What translation really means is simple: take the financials in a local currency and restate them in the reporting currency of the parent. That way, finance teams can see results on the same scale and prepare consolidated financial statements for auditors and regulators.
The challenge is in the "how." Different methods apply depending on whether you're translating income statements, balance sheets, or equity accounts. Rates change daily, and the wrong approach can swing reported earnings by millions.
In this guide, we'll walk through the main translation methods, show real examples using current Federal Reserve exchange rates, and explain how automation reduces the manual burden. If you're scaling across borders, this is where close speed and compliance either hold or break.
What is Foreign Currency Translation?
Foreign currency translation is the step where a parent company takes a subsidiary's financials in its local functional currency and converts them into the reporting currency used for consolidation. Under ASC 830 and IAS 21, this is needed - you can't publish consolidated statements without it. You can find more on determining your entity’s functional currency in our detailed guide.
It's different from remeasurement. Translation deals with turning one set of books into another currency for reporting (As discussed in Kieso, Weygandt & Warfield’s Intermediate Accounting, 17th Ed., Chapter 21, translation is distinct from remeasurement.). Remeasurement happens earlier, when foreign currency transactions are recorded. In that case, the books have to be restated first before translation can even happen.
Why it matters comes down to clarity. If you don't translate, the consolidated numbers won't make sense. Currency exchange rates move every day, so revenue and expenses can look inflated or understated. Equity balances swing, too. Translation keeps the books consistent and gives auditors and investors numbers they can actually rely on.
Foreign Currency Translation Methods
Accounting standards recognize two main approaches for translating financials: the current rate method and the temporal (or monetary - nonmonetary) method. Which one applies depends on the relationship between an entity's functional currency and the reporting currency of the parent.
Current Rate Method
This is the most common. Assets and liabilities are taken over at the currency rate of exchange on the balance sheet date. Under ASC 830-10-15, all assets and liabilities are translated at the closing rate at period end. For the income statement, most companies don't chase daily moves, but use an average rate across the period to keep things consistent. Equity accounts are carried at historical rates - that is, the rates in effect when the capital was contributed or earnings were retained.
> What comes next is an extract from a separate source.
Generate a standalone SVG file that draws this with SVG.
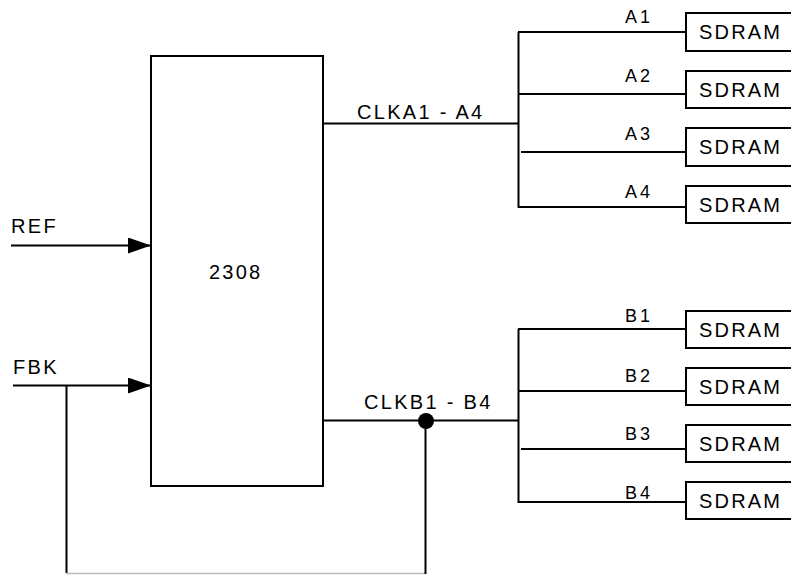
<svg xmlns="http://www.w3.org/2000/svg" width="791" height="575" viewBox="0 0 791 575">
<style>
text{font-family:"Liberation Sans",Arial,sans-serif;fill:#000}
.big{font-size:20px;letter-spacing:2.3px}
.lbl{font-size:18px;letter-spacing:3px}
.sd{font-size:20px;letter-spacing:2.2px}
.box{fill:#fff;stroke:#000;stroke-width:2}
.w{fill:none;stroke:#000;stroke-width:2}
</style>
<defs>
<marker id="arr" markerWidth="24" markerHeight="16" refX="23" refY="8" orient="auto" markerUnits="userSpaceOnUse">
<path d="M0,0 L23,8 L0,16 Z" fill="#000"/>
</marker>
</defs>
<rect width="791" height="575" fill="#fff"/>
<g id="connectors">
<line class="w" x1="11" y1="245.5" x2="151" y2="245.5" marker-end="url(#arr)"/>
<line class="w" x1="13" y1="385.5" x2="151" y2="385.5" marker-end="url(#arr)"/>
<polyline class="w" points="66.5,386 66.5,573"/>
<line x1="66" y1="573.5" x2="426" y2="573.5" stroke="#bbb" stroke-width="1.5"/>
<polyline class="w" points="425.5,420 425.5,574"/>
<circle cx="426" cy="421" r="8" fill="#000"/>
<line class="w" x1="323" y1="123.5" x2="518" y2="123.5" stroke-width="2.5"/>
<line class="w" x1="518.5" y1="32" x2="518.5" y2="208"/>
<line class="w" x1="518" y1="32" x2="686" y2="32"/>
<line class="w" x1="518" y1="94" x2="686" y2="94" stroke-width="2.8"/>
<line class="w" x1="521" y1="152" x2="689" y2="152" stroke-width="1.8"/>
<line class="w" x1="518" y1="207" x2="686" y2="207"/>
<line class="w" x1="323" y1="420.5" x2="518" y2="420.5"/>
<line class="w" x1="518.5" y1="329" x2="518.5" y2="503"/>
<line class="w" x1="518" y1="329" x2="686" y2="329"/>
<line class="w" x1="518" y1="391" x2="686" y2="391" stroke-width="2.5"/>
<line class="w" x1="521" y1="449" x2="686" y2="449"/>
<line class="w" x1="518" y1="502" x2="686" y2="502"/>
</g>
<g id="chip">
<rect class="box" x="151" y="56" width="172" height="430"/>
<text x="209" y="279" font-size="20" letter-spacing="2.2">2308</text>
</g>
<g id="labels">
<text class="big" x="11" y="233">REF</text>
<text class="big" x="13" y="374">FBK</text>
<text class="big" x="357" y="119">CLKA1 - A4</text>
<text class="big" x="364" y="409">CLKB1 - B4</text>
<text class="lbl" x="625" y="23">A1</text>
<text class="lbl" x="625" y="82">A2</text>
<text class="lbl" x="625" y="140">A3</text>
<text class="lbl" x="625" y="198">A4</text>
<text class="lbl" x="625" y="322">B1</text>
<text class="lbl" x="625" y="382">B2</text>
<text class="lbl" x="625" y="440">B3</text>
<text class="lbl" x="625" y="499">B4</text>
</g>
<g id="sdram-a1"><rect class="box" x="686" y="13" width="110" height="38"/><text class="sd" x="699" y="39">SDRAM</text></g>
<g id="sdram-a2"><rect class="box" x="686" y="71" width="110" height="37"/><text class="sd" x="699" y="97">SDRAM</text></g>
<g id="sdram-a3"><rect class="box" x="686" y="128" width="110" height="38"/><text class="sd" x="699" y="154">SDRAM</text></g>
<g id="sdram-a4"><rect class="box" x="686" y="186" width="110" height="37"/><text class="sd" x="699" y="212">SDRAM</text></g>
<g id="sdram-b1"><rect class="box" x="686" y="311" width="110" height="37"/><text class="sd" x="699" y="337">SDRAM</text></g>
<g id="sdram-b2"><rect class="box" x="686" y="368" width="110" height="37"/><text class="sd" x="699" y="394">SDRAM</text></g>
<g id="sdram-b3"><rect class="box" x="686" y="425" width="110" height="37"/><text class="sd" x="699" y="451">SDRAM</text></g>
<g id="sdram-b4"><rect class="box" x="686" y="482" width="110" height="37"/><text class="sd" x="699" y="508">SDRAM</text></g>
</svg>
Any exchange differences don't hit net income directly; they show up in a separate line in equity that's often called the cumulative translation adjustment.
Temporal (Monetary - Nonmonetary) Method
This approach is used when the local books are not in the functional currency. Monetary items like cash, receivables, payables, and debt are translated at the closing rate. Nonmonetary items - like inventory, fixed assets, and prepaid expenses - are translated at historical rates. Per IAS 21.39–48, nonmonetary items use historical exchange rates corresponding to the date of acquisition. Income statement items are tied to the assets or liabilities that generate them: revenue tied to receivables might use an average rate, while depreciation follows the historical rate of the asset. Under this method, translation differences flow through net income, not equity.
Which Method Applies?
Think about the relationship between the currencies. If the subsidiary's functional currency is just different from the parent's reporting currency, you use the current exchange rate method. But if the subsidiary is keeping its books in a currency that isn't actually its functional one, you have to remeasure first. That's where the temporal method comes in, until the books are expressed in the functional currency and can then be translated up to the parent.
Translation Adjustments (CTA)
When a multinational translates its subsidiaries' books into the reporting currency, exchange rate movements don't just vanish. The exchange rate differences created by using closing rates for assets and liabilities and average rates for income items need a place to go. That place is the cumulative translation adjustment, or CTA.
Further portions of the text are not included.